Today (the day this posted) I received from a reader the following IM exchange. "T" works in a U.S. business, and "K" is an American expat she interacts with in their company. Talk about personal, real-time, small-world impact!
T (in the U.S.): Have you gotten power restored yet?
K (an American expat in India): which time?
T: I know it's an over & over thing there.

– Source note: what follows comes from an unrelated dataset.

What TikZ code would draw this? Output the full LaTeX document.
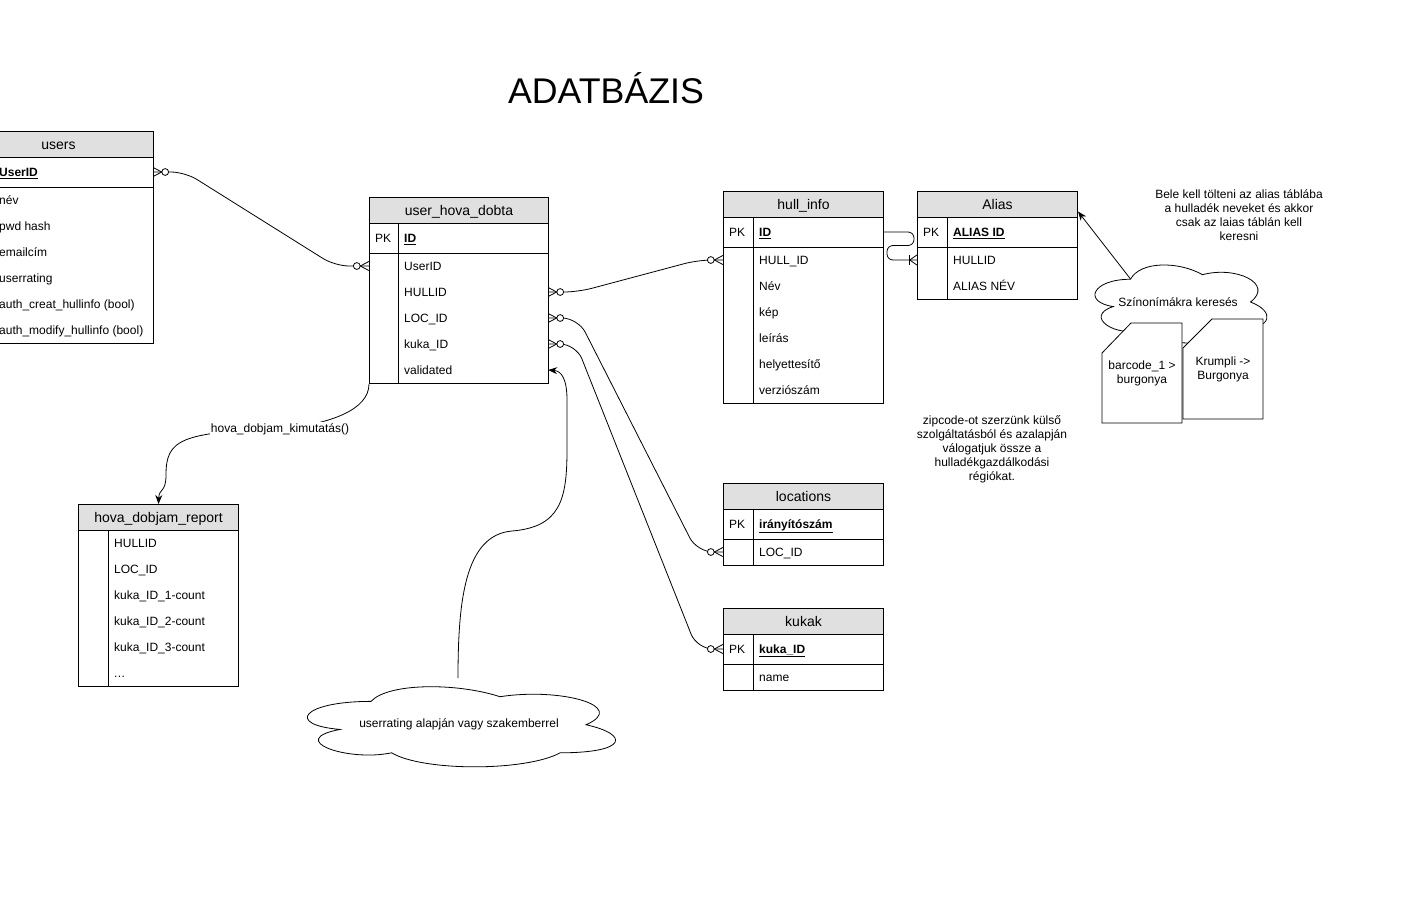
\documentclass[tikz,border=0pt]{standalone}
\usepackage{fontspec}
\setmainfont{Liberation Sans}
\usetikzlibrary{arrows.meta}
\definecolor{hdrgray}{HTML}{E0E0E0}
\newcommand\keyf[1]{\textbf{\underline{#1}}}
\newcommand\fsz{\fontsize{12}{14}\selectfont}
% #1 name, #2 x-left, #3 x-right, #4 y, #5 text x, #6 text
\newcommand\fld[6]{%
  \node[rowbox, minimum width={(#3)-(#2)}] (#1) at ({((#2)+(#3))/2},{#4}) {};
  \node[ft] (#1-t) at ({#5},{#4}) {#6};}
% cloud: #1 x, #2 y, #3 w, #4 h
\newcommand\cloudshape[4]{%
  \begin{scope}[shift={(#1,#2)}, xscale=#3, yscale=#4]
  \draw[conn, fill=white] (0.25,0.25) .. controls (0.05,0.25) and (0,0.5) .. (0.16,0.55)
    .. controls (0,0.66) and (0.18,0.9) .. (0.31,0.8)
    .. controls (0.4,1) and (0.7,1) .. (0.8,0.8)
    .. controls (1,0.8) and (1,0.6) .. (0.875,0.5)
    .. controls (1,0.3) and (0.8,0.1) .. (0.625,0.2)
    .. controls (0.5,0.05) and (0.3,0.05) .. (0.25,0.25) -- cycle;
  \end{scope}}
\tikzset{
  tbox/.style={draw=black, line width=1pt, inner sep=0pt, anchor=north west},
  tb/.style={draw=black, line width=1pt},
  conn/.style={draw=black, line width=0.8pt},
  hdr/.style={draw=black, fill=hdrgray, line width=1pt, inner sep=0pt, anchor=north west,
    minimum height=26pt, font=\fontsize{14}{16}\selectfont, text height=10.2pt, text depth=0pt},
  rowbox/.style={inner sep=0pt, minimum height=26pt},
  ft/.style={inner sep=0pt, anchor=west, font=\fsz, text height=8.6pt, text depth=0pt},
  pk/.style={inner sep=0pt, font=\fsz, text height=8.6pt, text depth=0pt},
  note/.style={align=center, font=\fsz, inner sep=0pt},
  lbl/.style={font=\fsz, fill=white, inner sep=1pt, text height=8.6pt, text depth=2.5pt},
  arr/.style={conn, -{Stealth[length=9pt, width=7pt]}},
  zm/.pic={\draw[conn] (0,-4.5) -- (8.5,0) -- (0,4.5); \draw[conn, fill=white] (12,0) circle[radius=3.4];},
  om/.pic={\draw[conn] (0,-5) -- (7,0) -- (0,5); \draw[conn] (7,-5) -- (7,5);},
}
\begin{document}
\begin{tikzpicture}[x=1pt, y=-1pt]
\useasboundingbox (0,0) rectangle (1403,913);
\clip (0,0) rectangle (1403,913);

% title
\node[inner sep=0pt, font=\fontsize{35.7}{40}\selectfont, text height=25.5pt, text depth=0pt] (title) at (606,90.5) {ADATBÁZIS};

% ---------- users ----------
\node[tbox, minimum width=190pt, minimum height=212pt] (uT) at (-37,131) {};
\node[hdr, minimum width=190pt] (uH) at (-37,131) {users};
\draw[tb] (-37,187) -- (153,187);
\draw[tb] (-7,157) -- (-7,343);
\fld{uUserID}{-37}{153}{172}{-1}{\keyf{UserID}}
\foreach \nm/\tx [count=\i] in {nev/név, pwd/pwd hash, email/emailcím, rating/userrating,
   creat/auth\_creat\_hullinfo (bool), modify/auth\_modify\_hullinfo (bool)}
  {\fld{u\nm}{-37}{153}{187+26*\i-13}{-1}{\tx}}

% ---------- user_hova_dobta ----------
\node[tbox, minimum width=179pt, minimum height=186pt] (uhdT) at (369,197) {};
\node[hdr, minimum width=179pt] (uhdH) at (369,197) {user\_hova\_dobta};
\draw[tb] (369,253) -- (548,253);
\draw[tb] (398.5,223) -- (398.5,383);
\node[pk] (uhdPK) at (383,238) {PK};
\fld{uhdID}{369}{548}{238}{404}{\keyf{ID}}
\foreach \nm/\tx [count=\i] in {UserID/UserID, HULLID/HULLID, LOC/LOC\_ID, KUKA/kuka\_ID, VAL/validated}
  {\fld{uhd\nm}{369}{548}{253+26*\i-13}{404}{\tx}}

% ---------- hull_info ----------
\node[tbox, minimum width=160pt, minimum height=212pt] (hT) at (723,191) {};
\node[hdr, minimum width=160pt] (hH) at (723,191) {hull\_info};
\draw[tb] (723,247) -- (883,247);
\draw[tb] (753,217) -- (753,403);
\node[pk] (hPK) at (737,232) {PK};
\fld{hID}{723}{883}{232}{759}{\keyf{ID}}
\foreach \nm/\tx [count=\i] in {HULLID/HULL\_ID, nev/Név, kep/kép, leiras/leírás, hely/helyettesítő, verzio/verziószám}
  {\fld{h\nm}{723}{883}{247+26*\i-13}{759}{\tx}}

% ---------- Alias ----------
\node[tbox, minimum width=160pt, minimum height=108pt] (aT) at (917,191) {};
\node[hdr, minimum width=160pt] (aH) at (917,191) {Alias};
\draw[tb] (917,247) -- (1077,247);
\draw[tb] (947,217) -- (947,299);
\node[pk] (aPK) at (931,232) {PK};
\fld{aID}{917}{1077}{232}{953}{\keyf{ALIAS ID}}
\fld{aHULLID}{917}{1077}{260}{953}{HULLID}
\fld{aNEV}{917}{1077}{286}{953}{ALIAS NÉV}

% ---------- locations ----------
\node[tbox, minimum width=160pt, minimum height=82pt] (lT) at (723,483) {};
\node[hdr, minimum width=160pt] (lH) at (723,483) {locations};
\draw[tb] (723,539) -- (883,539);
\draw[tb] (753,509) -- (753,565);
\node[pk] (lPK) at (737,524) {PK};
\fld{lIR}{723}{883}{524}{759}{\keyf{irányítószám}}
\fld{lLOC}{723}{883}{552}{759}{LOC\_ID}

% ---------- kukak ----------
\node[tbox, minimum width=160pt, minimum height=82pt] (kT) at (723,608) {};
\node[hdr, minimum width=160pt] (kH) at (723,608) {kukak};
\draw[tb] (723,664) -- (883,664);
\draw[tb] (753,634) -- (753,690);
\node[pk] (kPK) at (737,649) {PK};
\fld{kID}{723}{883}{649}{759}{\keyf{kuka\_ID}}
\fld{kName}{723}{883}{677}{759}{name}

% ---------- hova_dobjam_report ----------
\node[tbox, minimum width=160pt, minimum height=182pt] (rT) at (78,504) {};
\node[hdr, minimum width=160pt] (rH) at (78,504) {hova\_dobjam\_report};
\draw[tb] (108,530) -- (108,686);
\foreach \nm/\tx [count=\i] in {HULLID/HULLID, LOC/LOC\_ID, c1/kuka\_ID\_1-count, c2/kuka\_ID\_2-count, c3/kuka\_ID\_3-count}
  {\fld{r\nm}{78}{238}{530+26*\i-13}{114}{\tx}}
\fld{rdots}{78}{238}{673}{114}{.\kern0.4pt.\kern0.4pt.}

% ---------- ER connectors ----------
\draw[conn, rounded corners=14pt] (uUserID.east) -- (185,172) -- (335,266) -- (uhdUserID.west);
\pic at (uUserID.east) {zm};
\pic[rotate=180] at (uhdUserID.west) {zm};

\draw[conn, rounded corners=14pt] (uhdHULLID.east) -- (578,292) -- (698,260) -- (hHULLID.west);
\pic at (uhdHULLID.east) {zm};
\pic[rotate=180] at (hHULLID.west) {zm};

\draw[conn, rounded corners=16pt] (uhdLOC.east) -- (578,318) -- (697,552) -- (lLOC.west);
\pic at (uhdLOC.east) {zm};
\pic[rotate=180] at (lLOC.west) {zm};

\draw[conn, rounded corners=16pt] (uhdKUKA.east) -- (576,344) -- (697,649) -- (kID.west);
\pic at (uhdKUKA.east) {zm};
\pic[rotate=180] at (kID.west) {zm};

\draw[conn, rounded corners=6pt] (hID.east) -- (914,232) -- (914,245.5) -- (887,245.5) -- (887,260) -- (aHULLID.west);
\pic[rotate=180] at (aHULLID.west) {om};

% ---------- report connector with label ----------
\coordinate (kimc) at (280,429);
\draw[arr] (uhdT.south west) .. controls (369,410) and (330,424) .. (kimc)
  .. controls (180,432) and (166,440) .. (166,475)
  .. controls (166,493) and (159,488) .. (rT.north);
\node[lbl] (kim) at (kimc) {hova\_dobjam\_kimutatás()};

% ---------- clouds ----------
\cloudshape{285}{678}{344}{93.5}
\node[note] (cl2) at (459,724) {userrating alapján vagy szakemberrel};
\coordinate (cl2top) at (458,678);
\draw[arr] (cl2top) .. controls (458,600) and (465,535) .. (512,531)
  .. controls (560,527) and (567,500) .. (567,450) -- (567,400)
  .. controls (567,380) and (562,371) .. (uhdVAL.east);

\cloudshape{1082.5}{256.5}{192}{91}
\node[note] (cl1) at (1178,302) {Színonímákra keresés};
\coordinate (cl1pt) at (1130.5,279);
\draw[arr] (cl1pt) -- ([yshift=-7pt]aH.east);

% documents
\draw[conn, fill=white] (1102,353) -- (1131,323) -- (1182,323) -- (1182,423) -- (1102,423) -- cycle;
\node[note] (doc1) at (1142,373) {barcode\_1 >\\burgonya};
\draw[conn, fill=white] (1183,348) -- (1212,319) -- (1263,319) -- (1263,419) -- (1183,419) -- cycle;
\node[note] (doc2) at (1223,369) {Krumpli ->\\Burgonya};

% ---------- notes ----------
\node[note] (note1) at (1239,215) {Bele kell tölteni az alias táblába\\a hulladék neveket és akkor\\csak az laias táblán kell\\keresni};
\node[note] (note2) at (992,449) {zipcode-ot szerzünk külső\\szolgáltatásból és azalapján\\válogatjuk össze a\\hulladékgazdálkodási\\régiókat.};
\end{tikzpicture}
\end{document}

K: Yesterday we lost the equivalent of all the US and Canada. Today it was that 2x over. I was commenting to K__ that I was thinking about this today... If it had happened in the US and all of the US and Canada blacked out for 7 hours, it would have been like Armageddon and the end of the world - total chaos in the streets... Here it was like, "Oh, the power's out again, turn on the generator and let's get back to work." "What, half the country doesn't have power? that's it?" The power went off today and I didn't even realize it was half the country until two hours later M__ pops in and says, "I might stay late today - the power's out again" I said, "is it all over?" and she says, "Just like yesterday..." - major understatement...

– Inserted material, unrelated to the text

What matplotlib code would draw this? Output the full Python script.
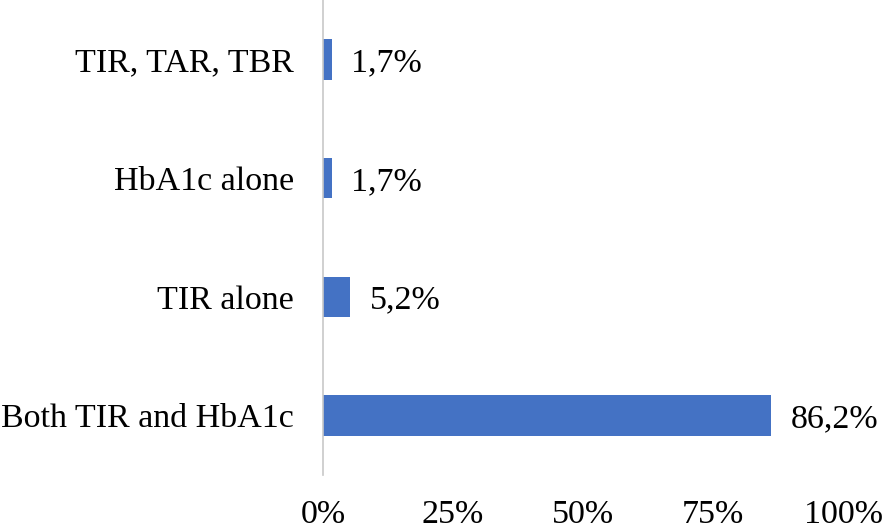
import matplotlib
matplotlib.use('Agg')
import matplotlib.pyplot as plt
from matplotlib.ticker import FuncFormatter

plt.rcParams['font.family'] = ['Liberation Serif', 'DejaVu Serif']

# data (bottom to top)
categories = ['Both TIR and HbA1c', 'TIR alone', 'HbA1c alone', 'TIR, TAR, TBR']
values = [86.2, 5.2, 1.7, 1.7]
value_labels = ['86,2%', '5,2%', '1,7%', '1,7%']
x_ticks = [0, 25, 50, 75, 100]

fs = 24.5

fig = plt.figure(figsize=(8.86, 5.31), dpi=100)
ax = fig.add_axes([0.3646, 0.1055, 0.9515 - 0.3646, 1.0 - 0.1055])

ax.barh(range(len(categories)), values, height=0.34, color='#4472C4')
for i, (v, lab) in enumerate(zip(values, value_labels)):
    ax.annotate(lab, (v, i), xytext=(14, 0), textcoords='offset points',
                va='center_baseline', ha='left', fontsize=fs)

ax.set_xlim(0, 100)
ax.set_ylim(-0.5, len(categories) - 0.5)
ax.set_xticks(x_ticks)
ax.xaxis.set_major_formatter(FuncFormatter(lambda x, p: f'{x:.0f}%'))
ax.set_yticks(range(len(categories)))
ax.set_yticklabels(categories, va='center_baseline')
ax.tick_params(axis='both', length=0, labelsize=fs)
ax.tick_params(axis='y', pad=21)
ax.tick_params(axis='x', pad=18)

for s in ['top', 'right', 'bottom']:
    ax.spines[s].set_visible(False)
ax.spines['left'].set_color('#c8c8c8')
ax.spines['left'].set_linewidth(1.2)

fig.savefig('out.png', dpi=100)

T: It is a great commentary on culture (and entitlement mentality in the US).
K: indeed... we're all entitled to air to breathe, electricity, cell phones, TV's, DVD players, college education, state-of-the-art healthcare, and of course a shiny, new Chevy Volt electric car. And my office boy won't let me pay him for washing the cars anymore because I let him move into our maid's apartment free of charge...

Dan Ehrman said...

While I lived in China it was a daily occurrence to lose both water or power. There was mining in the mountains about 5 miles away and they would take over the whole cities water supply for a few hours. It just became part of the routine in life. I was just a young kid and it was a little inconvenient but more of an adventure than anything. It's amazing how spoiled we are here, when a few days without a/c seem like the end of the world.